* Written task
Starting at the first line of the data, print each line verbatim up to and including the line bearing "import plotly.graph_objects as go", omitting pictures.

* Data block

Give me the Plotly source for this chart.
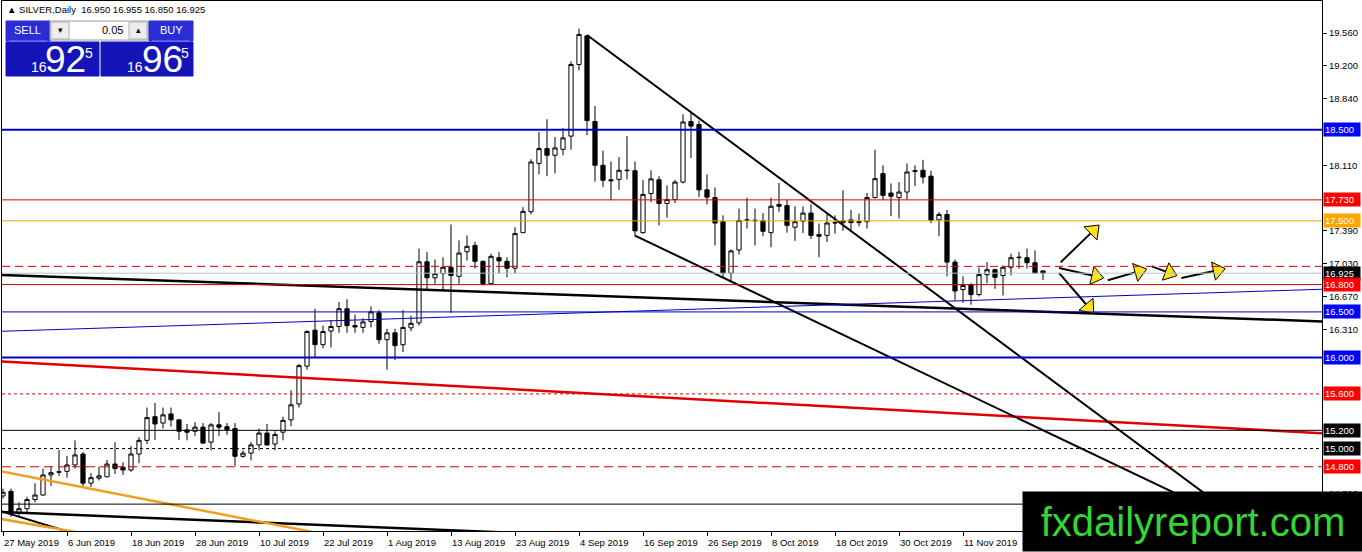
import plotly.graph_objects as go

# ---------------- data ----------------
bar_index = list(range(131))
opens = [14.48, 14.53, 14.29, 14.34, 14.44, 14.49, 14.71, 14.74, 14.75, 14.82,
         14.94, 14.62, 14.675, 14.69, 14.83, 14.795, 14.765, 14.94, 15.09, 15.35,
         15.28, 15.38, 15.315, 15.205, 15.19, 15.235, 15.07, 15.26, 15.24, 15.22,
         14.915, 14.95, 15.04, 15.17, 15.05, 15.18, 15.315, 15.49, 15.905, 16.30,
         16.14, 16.29, 16.34, 16.535, 16.35, 16.33, 16.395, 16.49, 16.195, 16.27,
         16.14, 16.325, 16.38, 17.05, 16.875, 16.92, 16.99, 16.89, 17.16, 17.23,
         17.055, 16.81, 17.095, 17.055, 16.98, 17.37, 17.60, 18.13, 18.293, 18.22,
         18.285, 18.43, 19.216, 19.53, 18.59, 18.11, 17.95, 17.955, 18.05, 18.05,
         17.37, 17.80, 17.95, 17.69, 17.733, 17.925, 18.59, 18.557, 17.84, 17.755,
         17.49, 16.925, 17.18, 17.505, 17.50, 17.50, 17.37, 17.68, 17.667, 17.43,
         17.497, 17.585, 17.35, 17.34, 17.476, 17.48, 17.51, 17.48, 17.49, 17.755,
         18.018, 17.805, 17.755, 17.816, 18.04, 18.055, 17.99, 17.51, 17.57, 17.047,
         16.745, 16.80, 16.69, 16.908, 16.963, 16.90, 16.99, 17.095, 17.095, 17.04,
         16.95]
highs = [14.56, 14.56, 14.41, 14.47, 14.62, 14.78, 14.80, 14.985, 14.92, 15.09,
         14.96, 14.73, 14.80, 14.875, 15.07, 14.85, 15.03, 15.125, 15.45, 15.50,
         15.45, 15.45, 15.32, 15.27, 15.29, 15.28, 15.28, 15.40, 15.28, 15.28,
         14.98, 15.07, 15.22, 15.27, 15.19, 15.35, 15.64, 15.93, 16.30, 16.535,
         16.35, 16.41, 16.61, 16.64, 16.47, 16.43, 16.56, 16.52, 16.315, 16.315,
         16.52, 16.46, 17.195, 17.16, 17.075, 17.10, 17.46, 17.285, 17.34, 17.27,
         17.065, 17.14, 17.16, 17.10, 17.43, 17.65, 18.175, 18.475, 18.615, 18.42,
         18.52, 19.25, 19.61, 19.54, 18.76, 18.27, 18.15, 18.20, 18.43, 18.15,
         17.95, 18.055, 17.99, 17.89, 17.95, 18.67, 18.685, 18.60, 18.01, 17.865,
         17.56, 17.185, 17.635, 17.755, 17.635, 17.585, 17.755, 17.915, 17.733, 17.66,
         17.66, 17.68, 17.47, 17.58, 17.56, 17.835, 17.62, 17.58, 17.805, 18.28,
         18.11, 17.91, 17.925, 18.13, 18.11, 18.17, 18.05, 17.596, 17.62, 17.075,
         16.89, 16.816, 16.985, 17.047, 16.974, 17.01, 17.14, 17.16, 17.195, 17.175,
         16.955]
lows = [14.45, 14.25, 14.25, 14.29, 14.41, 14.48, 14.59, 14.70, 14.68, 14.78,
        14.58, 14.58, 14.65, 14.685, 14.72, 14.71, 14.745, 14.84, 15.05, 15.095,
        15.22, 15.24, 15.095, 15.09, 15.14, 15.05, 14.98, 15.14, 15.15, 14.81,
        14.90, 14.87, 14.98, 15.03, 14.98, 15.09, 15.245, 15.45, 15.865, 16.00,
        16.10, 16.11, 16.27, 16.27, 16.27, 16.27, 16.33, 16.15, 15.865, 15.97,
        16.06, 16.29, 16.35, 16.73, 16.81, 16.74, 16.49, 16.81, 17.065, 16.975,
        16.79, 16.80, 16.92, 16.88, 16.92, 17.37, 17.57, 18.01, 17.99, 18.02,
        18.22, 18.28, 19.15, 18.44, 17.93, 17.87, 17.725, 17.84, 17.955, 17.33,
        17.36, 17.705, 17.45, 17.535, 17.695, 17.91, 18.19, 17.76, 17.68, 17.23,
        16.88, 16.82, 17.13, 17.415, 17.23, 17.33, 17.21, 17.60, 17.37, 17.28,
        17.365, 17.30, 17.10, 17.267, 17.36, 17.39, 17.40, 17.44, 17.415, 17.745,
        17.725, 17.55, 17.525, 17.73, 17.88, 17.91, 17.475, 17.33, 16.89, 16.625,
        16.60, 16.58, 16.67, 16.816, 16.754, 16.68, 16.90, 16.975, 16.975, 16.92,
        16.85]
closes = [14.52, 14.29, 14.34, 14.44, 14.49, 14.71, 14.735, 14.745, 14.82, 14.93,
          14.62, 14.68, 14.70, 14.83, 14.78, 14.765, 14.94, 15.09, 15.34, 15.27,
          15.37, 15.315, 15.19, 15.18, 15.235, 15.06, 15.26, 15.235, 15.21, 14.915,
          14.95, 15.04, 15.17, 15.04, 15.155, 15.31, 15.48, 15.91, 16.285, 16.14,
          16.285, 16.34, 16.535, 16.35, 16.335, 16.39, 16.50, 16.195, 16.27, 16.13,
          16.33, 16.375, 17.05, 16.875, 16.92, 16.99, 16.90, 17.146, 17.22, 17.055,
          16.81, 17.11, 17.06, 16.98, 17.36, 17.604, 18.146, 18.293, 18.22, 18.30,
          18.41, 19.216, 19.546, 18.60, 18.11, 17.945, 17.94, 18.055, 18.055, 17.39,
          17.79, 17.96, 17.69, 17.733, 17.925, 18.585, 18.54, 17.84, 17.76, 17.475,
          16.925, 17.17, 17.505, 17.51, 17.505, 17.385, 17.66, 17.66, 17.45, 17.49,
          17.585, 17.34, 17.33, 17.476, 17.48, 17.50, 17.48, 17.49, 17.755, 17.963,
          17.78, 17.77, 17.816, 18.036, 18.05, 17.98, 17.505, 17.57, 17.047, 16.73,
          16.79, 16.69, 16.91, 16.963, 16.88, 16.99, 17.095, 17.10, 17.04, 16.926,
          16.925]

date_tick_bars = [0, 8, 16, 24, 32, 40, 48, 56, 64, 72, 80, 88, 96, 104, 112, 120]
date_tick_labels = ["27 May 2019", "6 Jun 2019", "18 Jun 2019", "28 Jun 2019",
                    "10 Jul 2019", "22 Jul 2019", "1 Aug 2019", "13 Aug 2019",
                    "23 Aug 2019", "4 Sep 2019", "16 Sep 2019", "26 Sep 2019",
                    "8 Oct 2019", "18 Oct 2019", "30 Oct 2019", "11 Nov 2019"]
price_ticks = [19.56, 19.20, 18.84, 18.11, 17.39, 17.03, 16.67, 16.31, 14.51]

level_prices = [18.5, 17.73, 17.5, 17.0, 16.925, 16.8, 16.5, 16.0, 15.6, 15.2,
                15.0, 14.8, 14.39]
labelled_levels = [18.5, 17.73, 17.5, 16.925, 16.8, 16.5, 16.0, 15.6, 15.2,
                   15.0, 14.8]

# trend lines: (bar, price) end points
resist_x, resist_y = [-1, 165], [16.909, 16.395]
blue_diag_x, blue_diag_y = [-1, 165], [16.285, 16.749]
red_diag_x, red_diag_y = [-1, 165], [15.960, 15.167]
low_flat_x, low_flat_y = [-1, 80], [14.308, 14.017]
low_steep_x, low_steep_y = [-1, 10], [14.332, 14.037]
orange1_x, orange1_y = [-1, 45], [14.763, 13.977]
orange2_x, orange2_y = [-1, 12], [14.239, 14.039]
chan_top_x, chan_top_y = [73, 160], [19.54, 13.868]
chan_bot_x, chan_bot_y = [79, 160], [17.337, 13.946]

# forecast arrows: start (bar, price) -> head (bar, price)
arrow_x0 = [132.2, 132.0, 132.0, 138.1, 143.6, 147.3]
arrow_y0 = [17.044, 16.983, 16.928, 16.847, 17.000, 16.873]
arrow_x1 = [136.3, 136.6, 135.7, 142.0, 145.8, 151.8]
arrow_y1 = [17.392, 16.891, 16.551, 16.946, 16.928, 16.957]

header_text = "▲ SILVER,Daily  16.950 16.955 16.850 16.925"

# ---------------- layout geometry ----------------
W, H = 1362, 552
ML, MR, MT, MB = 2, 40, 1, 21
PW = W - ML - MR
PH = H - MT - MB
FONT = "Liberation Sans"


def pxx(x):
    return (x - ML) / PW


def pxy(y):
    return 1 - (y - MT) / PH


fig = go.Figure()

fig.add_trace(go.Candlestick(
    x=bar_index, open=opens, high=highs, low=lows, close=closes,
    increasing=dict(line=dict(color="black", width=1), fillcolor="white"),
    decreasing=dict(line=dict(color="black", width=1), fillcolor="black"),
    whiskerwidth=0, showlegend=False, hoverinfo="skip"))

level_style = {
    18.5: ("#0000C8", 2, "solid"),
    17.73: ("#E00000", 1, "solid"),
    17.5: ("#F0A000", 1, "solid"),
    17.0: ("#D00000", 1, "8px,5px"),
    16.925: ("#C0C0C0", 1, "solid"),
    16.8: ("#D00000", 1, "solid"),
    16.5: ("#0000C0", 1, "solid"),
    16.0: ("#0000C8", 2, "solid"),
    15.6: ("#D00000", 1, "3px,3px"),
    15.2: ("#000000", 1, "solid"),
    15.0: ("#000000", 1, "3px,3px"),
    14.8: ("#D00000", 1, "9px,5px"),
    14.39: ("#000000", 1, "solid"),
}
label_bg = {18.5: "#0000FF", 17.73: "#FF0000", 17.5: "#FFA500", 16.925: "#000000",
            16.8: "#FF0000", 16.5: "#0000FF", 16.0: "#0000FF", 15.6: "#FF0000",
            15.2: "#000000", 15.0: "#000000", 14.8: "#FF0000"}

shapes = []
for lv in level_prices:
    c, w, d = level_style[lv]
    shapes.append(dict(type="line", xref="paper", x0=0, x1=1, yref="y", y0=lv, y1=lv,
                       line=dict(color=c, width=w, dash=d), layer="above"))

trend_specs = [
    (resist_x, resist_y, "black", 2.5),
    (blue_diag_x, blue_diag_y, "#0000C0", 1),
    (red_diag_x, red_diag_y, "#E00000", 2.5),
    (low_flat_x, low_flat_y, "black", 2.5),
    (low_steep_x, low_steep_y, "black", 2),
    (orange1_x, orange1_y, "#F0A020", 2.5),
    (orange2_x, orange2_y, "#F0A020", 2.5),
    (chan_top_x, chan_top_y, "black", 2),
    (chan_bot_x, chan_bot_y, "black", 2),
]
for tx, ty, c, w in trend_specs:
    fig.add_trace(go.Scatter(x=tx, y=ty, mode="lines", line=dict(color=c, width=w),
                             showlegend=False, hoverinfo="skip"))

for a0, b0, a1, b1 in zip(arrow_x0, arrow_y0, arrow_x1, arrow_y1):
    fig.add_trace(go.Scatter(
        x=[a0, a1], y=[b0, b1], mode="lines+markers",
        line=dict(color="black", width=2),
        marker=dict(symbol="triangle-up", size=[1, 16], opacity=[0, 1],
                    angleref="previous", color="#FFE414",
                    line=dict(color="black", width=1)),
        showlegend=False, hoverinfo="skip"))

annotations = []
for lv in labelled_levels:
    annotations.append(dict(
        x=1, xref="paper", xanchor="left", xshift=1, y=lv, yref="y", yanchor="middle",
        text=f"{lv:.3f}", showarrow=False, bgcolor=label_bg[lv], borderpad=1,
        width=34, height=11, align="left",
        font=dict(family=FONT, size=9.5, color="white")))

for b, t in zip(date_tick_bars, date_tick_labels):
    annotations.append(dict(
        x=b, xref="x", xanchor="left", xshift=-1, y=0, yref="paper", yanchor="top",
        yshift=-4, text=t, showarrow=False,
        font=dict(family=FONT, size=9.5, color="black")))

# header
annotations.append(dict(x=pxx(5), y=pxy(10), xref="paper", yref="paper", xanchor="left",
                        yanchor="middle", text=header_text, showarrow=False,
                        font=dict(family=FONT, size=9.5, color="black")))

# trade panel
panel_rects = [
    (6, 21, 50, 41, "#2C2CD4", "#2C2CD4"),
    (50, 21, 148, 40, "#FFFFFF", "#9A9A9A"),
    (51, 22, 69, 39, "#EDEDED", "#B0B0B0"),
    (129, 22, 147, 39, "#EDEDED", "#B0B0B0"),
    (149, 21, 193, 41, "#2C2CD4", "#2C2CD4"),
    (6, 42, 99, 76, "#1414B8", "#1414B8"),
    (101, 42, 193, 76, "#1414B8", "#1414B8"),
]
for x0, y0, x1, y1, fc, lc in panel_rects:
    shapes.append(dict(type="rect", xref="paper", yref="paper", x0=pxx(x0), x1=pxx(x1),
                       y0=pxy(y1), y1=pxy(y0), fillcolor=fc,
                       line=dict(color=lc, width=1), layer="above"))
shapes.append(dict(type="line", xref="paper", yref="paper", x0=pxx(9), x1=pxx(47),
                   y0=pxy(41), y1=pxy(41), line=dict(color="#8080F0", width=1), layer="above"))
shapes.append(dict(type="line", xref="paper", yref="paper", x0=pxx(152), x1=pxx(190),
                   y0=pxy(41), y1=pxy(41), line=dict(color="#8080F0", width=1), layer="above"))

panel_texts = [
    ("SELL", 28, 30, 11, "white", "center"),
    ("BUY", 171, 30, 11, "white", "center"),
    ("▾", 60, 30, 9, "black", "center"),
    ("▴", 138, 30, 9, "black", "center"),
    ("0.05", 125, 30, 11, "black", "right"),
    ("16", 39, 67, 14, "white", "center"),
    ("92", 65, 60, 37, "white", "center"),
    ("5", 89, 53, 14, "white", "center"),
    ("16", 135, 67, 14, "white", "center"),
    ("96", 162, 60, 37, "white", "center"),
    ("5", 185, 53, 14, "white", "center"),
]
for t, x, y, s, c, anc in panel_texts:
    annotations.append(dict(x=pxx(x), y=pxy(y), xref="paper", yref="paper", xanchor=anc,
                            yanchor="middle", text=t, showarrow=False,
                            font=dict(family=FONT, size=s, color=c)))

# watermark
annotations.append(dict(x=pxx(1022), y=pxy(552), xref="paper", yref="paper",
                        xanchor="left", yanchor="bottom", text="fxdailyreport.com",
                        showarrow=False, bgcolor="black", borderpad=0, width=340,
                        height=59, font=dict(family=FONT, size=40, color="#33D633")))

fig.update_layout(
    width=W, height=H, margin=dict(l=ML, r=MR, t=MT, b=MB, pad=0),
    paper_bgcolor="white", plot_bgcolor="white", showlegend=False,
    shapes=shapes, annotations=annotations, boxgap=0.25, hovermode=False,
    font=dict(family=FONT, size=9.5, color="black"),
    xaxis=dict(range=[-0.125, 164.875], showgrid=False, zeroline=False,
               rangeslider=dict(visible=False), tickmode="array",
               tickvals=date_tick_bars, showticklabels=False, ticks="outside",
               ticklen=4, tickcolor="black", showline=True, linecolor="black",
               linewidth=1, mirror=True),
    yaxis=dict(range=[14.095, 19.913], side="right", showgrid=False, zeroline=False,
               tickmode="array", tickvals=price_ticks,
               ticktext=[f"{v:.3f}" for v in price_ticks], ticks="outside",
               ticklen=4, tickcolor="black", showline=True, linecolor="black",
               linewidth=1, mirror=True,
               tickfont=dict(family=FONT, size=9.5, color="black")),
)

fig.write_html("out.html", config={"displayModeBar": False},
               post_script="document.body.style.margin='0';document.body.style.overflow='hidden';")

* Task result
Give me the Plotly source for this chart.
import plotly.graph_objects as go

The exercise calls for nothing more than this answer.